Auf die Geschichte über die gelernten VfL-Kreisläufer hingegen hätte man gut verzichten können. Nicht genug, dass mit Yannick Meye einer davon wegen eines Sportunfalls länger ausfällt. Nein genau in dieser Kreisläufernot musste Daniel Jäger auch noch auf sein Knie fallen und den größten Teil der Begegnung von der Bank miterleben. Nebenbei sind Beide noch die bevorzugten Hintenmitte der 5:1-Deckung. Das Trainertrio hatte zu den üblichen Problemen also auch einiges an neuer Improvisationskunst unter Beweis zu stellen. Gut, dass man die Jahns hat. Vermutlich weil sich in der Familie seit Jahrzehnten alles um Handball dreht, können sie auch auf allen Positionen spielen und so fanden sie sich plötzlich viel an der Torraum- statt an der Freiwurflinie. An ihrer Leistung lag es nicht.

Die Gäste standen gehörig unter Druck. Da waren weiterhin Corona-Ausfälle zu beklagen, dann braucht der HC einfach jeden Punkt um mindestens den sechsten Rang, der den Klassenerhalt bedeutet, zu behalten und für den Fall, dass man doch in die Abstiegsrelegation stürzt, sollte man beim VfL auf keinen Fall verlieren, weil dann die Gefahr besteht genau diese Minuspunkte mitzunehmen. Und erschwerend kommt dazu: Die Weinroten verschenken nichts. In jedem Spiel rennen sie um ihr Leben um am Ende vielleicht doch wie weiland in Willstätt einem der Favoriten ein Bein zu stellen.

Die Württemberger erwischten den besseren Start und führten schnell 2:0. David Pfetsch gelang beim 4:4 der erste Ausgleich, Daniel Jäger die erste Führung zum 6:5. Im Kampf um die angeblich so leichten Gegenstoßtore hetzen beide Teams durch die Halle. Oppenweiler deckte defensiver und musste deswegen nicht ganz so weite Wege gehen. Energiesparend waren natürlich auch ihre Rückraumtore aus der Distanz, während der VfL stets hart um seine Torchancen ringen musste. Das macht die letzten 10 Minuten eines Spieles energetisch schwierig.

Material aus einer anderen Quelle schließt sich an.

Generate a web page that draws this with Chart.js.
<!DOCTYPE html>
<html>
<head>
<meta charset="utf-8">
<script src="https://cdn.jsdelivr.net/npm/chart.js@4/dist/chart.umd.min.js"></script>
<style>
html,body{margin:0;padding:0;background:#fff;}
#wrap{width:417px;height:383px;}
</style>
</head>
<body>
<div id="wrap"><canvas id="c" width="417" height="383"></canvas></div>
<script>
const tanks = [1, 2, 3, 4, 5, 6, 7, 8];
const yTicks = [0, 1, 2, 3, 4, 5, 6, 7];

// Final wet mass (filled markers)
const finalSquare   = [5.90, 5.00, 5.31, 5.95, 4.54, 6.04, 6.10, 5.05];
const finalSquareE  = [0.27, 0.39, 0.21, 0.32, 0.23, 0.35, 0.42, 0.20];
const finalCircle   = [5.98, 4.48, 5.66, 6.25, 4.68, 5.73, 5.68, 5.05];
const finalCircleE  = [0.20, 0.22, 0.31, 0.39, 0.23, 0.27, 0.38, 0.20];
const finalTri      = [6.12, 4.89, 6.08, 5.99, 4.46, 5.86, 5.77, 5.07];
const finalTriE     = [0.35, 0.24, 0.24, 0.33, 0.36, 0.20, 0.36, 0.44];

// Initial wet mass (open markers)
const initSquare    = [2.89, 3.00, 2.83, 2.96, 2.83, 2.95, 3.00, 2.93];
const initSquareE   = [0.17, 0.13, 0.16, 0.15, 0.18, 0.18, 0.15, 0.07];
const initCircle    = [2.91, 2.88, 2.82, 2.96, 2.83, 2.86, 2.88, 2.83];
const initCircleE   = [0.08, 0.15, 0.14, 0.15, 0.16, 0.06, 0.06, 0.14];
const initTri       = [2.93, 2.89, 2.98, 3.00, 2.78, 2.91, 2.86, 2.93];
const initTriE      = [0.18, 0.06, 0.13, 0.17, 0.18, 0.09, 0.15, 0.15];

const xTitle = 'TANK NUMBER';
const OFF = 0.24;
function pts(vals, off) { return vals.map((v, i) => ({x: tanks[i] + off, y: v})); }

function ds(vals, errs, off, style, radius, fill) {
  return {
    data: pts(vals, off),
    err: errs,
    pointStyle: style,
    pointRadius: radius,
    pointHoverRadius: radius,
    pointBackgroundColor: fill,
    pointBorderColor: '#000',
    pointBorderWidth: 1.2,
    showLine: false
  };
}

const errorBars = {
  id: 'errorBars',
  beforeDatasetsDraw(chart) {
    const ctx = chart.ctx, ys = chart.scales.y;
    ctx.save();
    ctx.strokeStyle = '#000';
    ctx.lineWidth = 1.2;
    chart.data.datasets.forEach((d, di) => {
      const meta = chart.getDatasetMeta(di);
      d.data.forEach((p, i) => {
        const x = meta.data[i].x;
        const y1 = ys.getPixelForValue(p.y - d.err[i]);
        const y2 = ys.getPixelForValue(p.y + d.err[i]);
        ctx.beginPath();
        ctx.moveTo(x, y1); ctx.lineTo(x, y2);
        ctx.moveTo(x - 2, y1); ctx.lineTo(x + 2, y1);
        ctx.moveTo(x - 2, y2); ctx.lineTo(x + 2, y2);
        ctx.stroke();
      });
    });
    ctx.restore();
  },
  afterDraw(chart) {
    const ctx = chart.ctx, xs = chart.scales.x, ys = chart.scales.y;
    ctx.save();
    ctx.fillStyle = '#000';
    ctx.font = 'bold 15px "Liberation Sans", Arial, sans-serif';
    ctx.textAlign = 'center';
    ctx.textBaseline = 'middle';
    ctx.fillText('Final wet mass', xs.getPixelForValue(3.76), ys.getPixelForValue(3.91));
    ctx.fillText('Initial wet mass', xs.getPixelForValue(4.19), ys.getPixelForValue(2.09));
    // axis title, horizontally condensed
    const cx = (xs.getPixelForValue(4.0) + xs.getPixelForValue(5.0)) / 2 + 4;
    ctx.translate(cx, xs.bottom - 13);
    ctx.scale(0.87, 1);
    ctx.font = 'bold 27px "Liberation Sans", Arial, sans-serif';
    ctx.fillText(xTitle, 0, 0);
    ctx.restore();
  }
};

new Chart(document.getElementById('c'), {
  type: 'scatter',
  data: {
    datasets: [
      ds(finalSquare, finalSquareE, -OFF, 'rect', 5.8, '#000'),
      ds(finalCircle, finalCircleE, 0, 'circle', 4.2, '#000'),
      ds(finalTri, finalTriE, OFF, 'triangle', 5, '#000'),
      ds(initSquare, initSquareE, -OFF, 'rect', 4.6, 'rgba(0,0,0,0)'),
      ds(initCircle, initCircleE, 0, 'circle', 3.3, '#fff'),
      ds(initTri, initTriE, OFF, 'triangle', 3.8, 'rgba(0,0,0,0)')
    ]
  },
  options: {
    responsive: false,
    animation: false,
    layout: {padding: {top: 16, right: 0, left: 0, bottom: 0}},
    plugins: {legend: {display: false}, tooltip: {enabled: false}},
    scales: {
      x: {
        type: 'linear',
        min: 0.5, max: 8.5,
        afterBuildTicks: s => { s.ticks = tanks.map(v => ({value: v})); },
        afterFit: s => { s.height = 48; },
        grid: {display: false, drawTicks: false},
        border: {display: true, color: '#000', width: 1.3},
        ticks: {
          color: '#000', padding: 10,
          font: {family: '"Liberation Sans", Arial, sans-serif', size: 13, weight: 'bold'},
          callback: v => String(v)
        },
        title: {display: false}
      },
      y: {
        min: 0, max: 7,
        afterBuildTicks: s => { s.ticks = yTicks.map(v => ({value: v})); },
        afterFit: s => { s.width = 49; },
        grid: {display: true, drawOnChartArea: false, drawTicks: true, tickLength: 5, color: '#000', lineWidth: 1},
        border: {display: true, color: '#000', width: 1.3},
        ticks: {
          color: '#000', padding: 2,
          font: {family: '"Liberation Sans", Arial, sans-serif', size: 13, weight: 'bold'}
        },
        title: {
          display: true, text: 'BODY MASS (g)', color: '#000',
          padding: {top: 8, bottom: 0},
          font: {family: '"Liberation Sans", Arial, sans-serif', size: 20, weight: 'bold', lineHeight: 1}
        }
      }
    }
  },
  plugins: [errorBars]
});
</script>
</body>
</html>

Das Umschalten bei Angriffsfehlern war beidseitig beeindruckend. Das Günzburger Tempospiel muss sich in der 3. Liga nicht verstecken. Nur zwischendurch, wenn taktische Ruhe gefragt ist etwa beim stehenden Überzahlspiel, passieren Fehler, die nicht passieren sollten. So machte der Gast aus einem 26:27 just in eigener Unterzahl ein 26:29. Das tat weh, entfacht zwar neue Kampfkraft und war nicht das Ende vom Lied, kostet aber wieder Kraft. Handball ist auch ein Energieproblem.

Entscheidungsreife war dann beim 29:30 in der 50. Minute durch Andre Alves. Ein paar kleine Fehler vorne schmissen die Gegenstoßmaschine der Nord-Württemberger noch einmal so richtig an und in der 57. Minute stand es uneinholbar, eine bis dahin aufopferungsvolle und durchaus ebenbürtige Leistung der bayrischen Schwaben auf den Kopf gestellt, 29:35. Alle Körner waren verbraucht, alle Improvisationskunst am Ende. Nüchtern, ohne eine der vielen Geschichten des Spieles zu erzählen stand auf der Anzeigentafel nach 60 Minuten 31:36. Das ist Leistungssport: Am Ende zählt nur das Ergebnis.

Am nächsten Sonntag geht die Reise nach Neuhausen. Dort wartet der Neunte auf den Zehnten. Für Beide besteht Minuspunktmitnahmegefahr.